The Cult Surrounding Twin Peaks


The Log Lady

It's quirky. It's dark. It's campy. It's surreal. It's funny. I'd heard about this television show before, I just never had the chance to see it. Not before a large group of people - a rather dedicated crowd - on my folk high school introduced it to me. Told me it was a cult phenomenon in the 90s - and obviously still was. Of course, David Lynch (the creator of the show) is a fascinating filmmaker and his style is very recognizable.
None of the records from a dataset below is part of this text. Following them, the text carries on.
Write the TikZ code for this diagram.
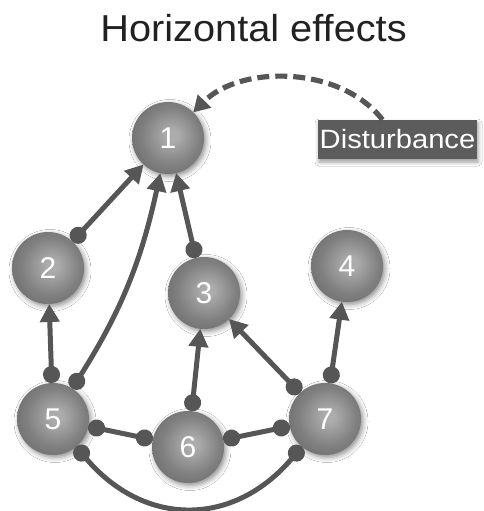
\documentclass[tikz,border=0pt]{standalone}
\usepackage{fontspec}
\setmainfont{Liberation Sans}
\newfontfamily\titlefont[FakeStretch=1.06]{Liberation Sans}
\newfontfamily\boxfont[FakeStretch=1.1]{Liberation Sans}
\usetikzlibrary{arrows.meta,shadows.blur}
\definecolor{linegray}{RGB}{86,86,86}
\definecolor{boxgray}{RGB}{92,92,92}
\definecolor{balllight}{RGB}{172,172,172}
\definecolor{ballmid}{RGB}{128,128,128}
\definecolor{ballmidd}{RGB}{100,100,100}
\definecolor{balldark}{RGB}{72,72,72}
\pgfdeclareradialshading{sphere}{\pgfpoint{3bp}{2bp}}{color(0bp)=(balllight); color(4bp)=(balllight); color(20bp)=(ballmid); color(36bp)=(ballmidd); color(50bp)=(balldark)}
\tikzset{
  ball/.style={circle, minimum size=72pt, inner sep=0pt, outer sep=0pt, shading=sphere, text=white,
    font=\fontsize{30}{30}\selectfont,
    blur shadow={shadow xshift=2pt, shadow yshift=-2.5pt, shadow blur radius=5pt, shadow opacity=45}},
  conn/.style={draw=linegray, line width=5pt, {Circle[length=17pt]}-{Triangle[length=18pt,width=19pt]}},
  dots/.style={draw=linegray, line width=5pt, {Circle[length=17pt]}-{Circle[length=17pt]}},
  dasharrow/.style={draw=linegray, line width=5.2pt, dash pattern=on 12pt off 6pt, -{Triangle[length=16pt,width=18pt]}},
  distbox/.style={fill=boxgray, text=white, minimum width=159pt, minimum height=39pt, inner sep=0pt,
    font=\boxfont\fontsize{26.5}{27}\selectfont,
    blur shadow={shadow xshift=1pt, shadow yshift=-3pt, shadow blur radius=4pt, shadow opacity=40}},
  titlestyle/.style={anchor=base, text=black!87, font=\titlefont\fontsize{37.5}{40}\selectfont}
}
\begin{document}
\begin{tikzpicture}[x=1pt,y=1pt]
\fill[white] (0,0) rectangle (483,-511);
\useasboundingbox (0,0) rectangle (483,-511);
\node[titlestyle] (title) at (253.5,-42) {Horizontal effects};
\node[ball] (n1) at (168,-138) {1};
\node[ball] (n2) at (48,-268) {2};
\node[ball] (n3) at (204,-293) {3};
\node[ball] (n4) at (347,-266) {4};
\node[ball] (n5) at (53,-419) {5};
\node[ball] (n6) at (188,-447) {6};
\node[ball] (n7) at (325,-419) {7};
\node[distbox] (dist) at (397.5,-139.5) {Disturbance};
\draw[conn] (n2) -- (n1);
\draw[conn] (n5) to[bend right=10] (n1);
\draw[conn] (n3) -- (n1);
\draw[conn] (n5) -- (n2);
\draw[conn] (n6) -- (n3);
\draw[conn] (n7) -- (n3);
\draw[conn] (n7) -- (n4);
\draw[dots] (n5) -- (n6);
\draw[dots] (n6) -- (n7);
\draw[dots] (n5) to[out=-50,in=-130,looseness=1.2] (n7);
\coordinate (dstart) at ([xshift=-15pt]dist.north);
\draw[dasharrow] (dstart) .. controls (340,-65) and (240,-65) .. (n1);
\end{tikzpicture}
\end{document}
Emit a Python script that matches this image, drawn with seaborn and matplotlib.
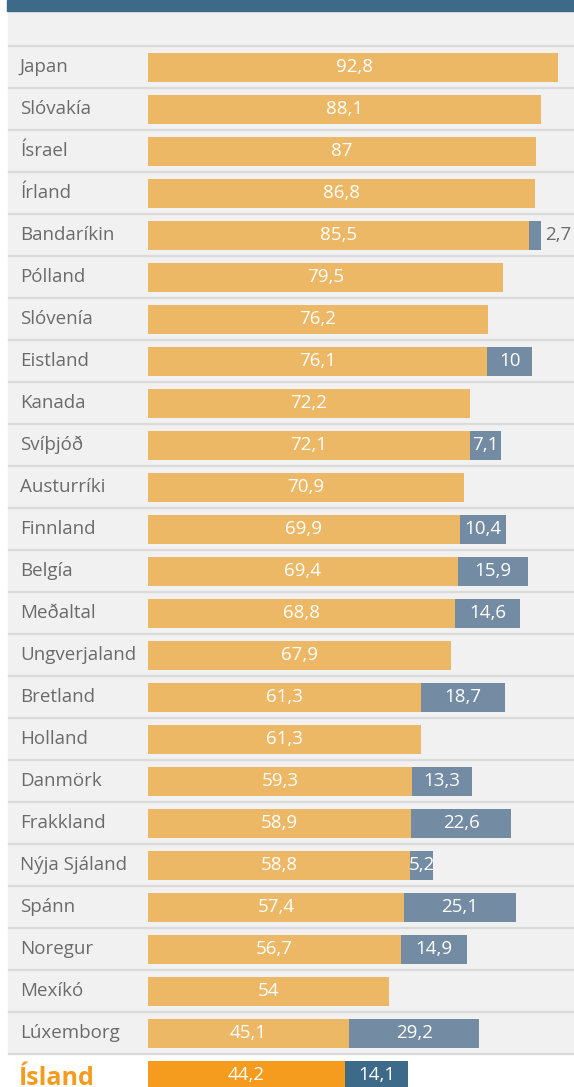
import numpy as np
import pandas as pd
import matplotlib
matplotlib.use("Agg")
import matplotlib.pyplot as plt
import seaborn as sns

# Data
countries = ["Japan", "Slóvakía", "Ísrael", "Írland", "Bandaríkin", "Pólland",
             "Slóvenía", "Eistland", "Kanada", "Svíþjóð", "Austurríki", "Finnland",
             "Belgía", "Meðaltal", "Ungverjaland", "Bretland", "Holland", "Danmörk",
             "Frakkland", "Nýja Sjáland", "Spánn", "Noregur", "Mexíkó", "Lúxemborg",
             "Ísland"]
share_main = [92.8, 88.1, 87, 86.8, 85.5, 79.5, 76.2, 76.1, 72.2, 72.1, 70.9, 69.9,
              69.4, 68.8, 67.9, 61.3, 61.3, 59.3, 58.9, 58.8, 57.4, 56.7, 54, 45.1, 44.2]
share_extra = [np.nan, np.nan, np.nan, np.nan, 2.7, np.nan, np.nan, 10, np.nan, 7.1,
               np.nan, 10.4, 15.9, 14.6, np.nan, 18.7, np.nan, 13.3, 22.6, 5.2, 25.1,
               14.9, np.nan, 29.2, 14.1]
highlight = "Ísland"

# Colours
c_main = "#EDB866"
c_extra = "#738BA3"
c_main_hi = "#F59C1E"
c_extra_hi = "#3E6A8A"
c_panel = "#F1F1F1"
c_sep = "#DADADA"
c_text = "#6B6B6B"

df = pd.DataFrame({"land": countries, "main": share_main, "extra": share_extra})

W, H = 574, 1087
plot_right = 558  # bars are cut off here (Japan)
fig = plt.figure(figsize=(W / 100, H / 100), dpi=100)
plt.rcParams["font.family"] = ["Open Sans", "DejaVu Sans"]

# pixel geometry -> data units
x0_px, px_per_unit = 148, 4.46
y0_px, row_px = 67, 42
bar_h = 29 / row_px
ylim = ((H - y0_px) / row_px, -y0_px / row_px)

def row_of(px):
    return (px - y0_px) / row_px

# background axes: panel, top band, separators
bg = fig.add_axes([0, 0, 1, 1])
bg.set_xlim(0, W)
bg.set_ylim(*ylim)
bg.axis("off")
bg.axhspan(row_of(10), row_of(1054), xmin=8 / W, xmax=1, color=c_panel, zorder=0)
bg.axhspan(row_of(0), row_of(11), xmin=7 / W, xmax=1, color=c_extra_hi, zorder=1)
for k in range(len(countries)):
    bg.axhline(k - 0.5, xmin=9 / W, xmax=1, color=c_sep, lw=1.6, zorder=1)

# bar axes
ax = fig.add_axes([0, 0, plot_right / W, 1])
ax.patch.set_alpha(0)
palette = {c: (c_main_hi if c == highlight else c_main) for c in countries}
sns.barplot(data=df, x="main", y="land", hue="land", palette=palette, orient="h",
            width=bar_h, legend=False, saturation=1, ax=ax, zorder=3)

ypos = np.arange(len(countries))
extra = df["extra"].to_numpy()
has = ~np.isnan(extra)
ax.barh(ypos[has], extra[has], left=df["main"].to_numpy()[has], height=bar_h,
        color=[c_extra_hi if c == highlight else c_extra for c in df["land"][has]],
        zorder=3)

ax.set_xlim(-x0_px / px_per_unit, (plot_right - x0_px) / px_per_unit)
ax.set_ylim(*ylim)
ax.axis("off")

fmt = lambda v: f"{v:g}".replace(".", ",")
lab_tr = ax.get_yaxis_transform()
for i, row in df.iterrows():
    if row["land"] == highlight:
        ax.text(19 / plot_right, i + 0.08, row["land"], transform=lab_tr, ha="left",
                va="center", fontsize=18, fontweight="bold", color=c_main_hi)
    else:
        ax.text(20 / plot_right, i, row["land"], transform=lab_tr, ha="left",
                va="center", fontsize=13.5, color=c_text)
    ax.text(row["main"] / 2, i, fmt(row["main"]), ha="center", va="center",
            fontsize=13.5, color="white", zorder=4)
    if not np.isnan(row["extra"]):
        if row["extra"] < 4:
            ax.text(row["main"] + row["extra"] + 0.8, i, fmt(row["extra"]), ha="left",
                    va="center", fontsize=13.5, color=c_text, zorder=4)
        else:
            ax.text(row["main"] + row["extra"] / 2, i, fmt(row["extra"]), ha="center",
                    va="center", fontsize=13.5, color="white", zorder=4)

fig.savefig("out.png", dpi=100, facecolor="white")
To be honest, I wasn't completely hooked from the beginning but like with most TV shows, time and patience guided me from episode to episode and I admit, soon the feeling of intensity swept through me and I was captivated. I realized how much this ultimate devotion had affected me; the whole cult thing surrounding this TV show. Though, the ending was a frightful cliffhanger, I found it a bit too unsatisfying. But that's Lynch, I guess. Well, I won't disclose it in this post, you better see it for yourself 🤓

By the way, if you - on the other hand - have watched the show and fallen for the mysterious charm of the Log Lady, you'll find this poem by French poet Charles Baudelaire very fascinating:


THE OWLS

by Charles Baudelaire

"Under the overhanging yews,
The dark owls sit in solemn state,
Like stranger gods; by twos and twos
Their red eyes gleam. They meditate.

Motionless thus they sit and dream
Until that melancholy hour
When, with the sun's last fading gleam,
The nightly shades assume their power.

From their still attitude the wise
Will learn with terror to despise
All tumult, movement, and unrest;

For he who follows every shade,
Carries the memory in his breast,
Of each unhappy journey made."


'The Owls' is reprinted from The Poems and Prose Poems of Charles Baudelaire. Ed. James Huneker. New York: Brentano's, 1919.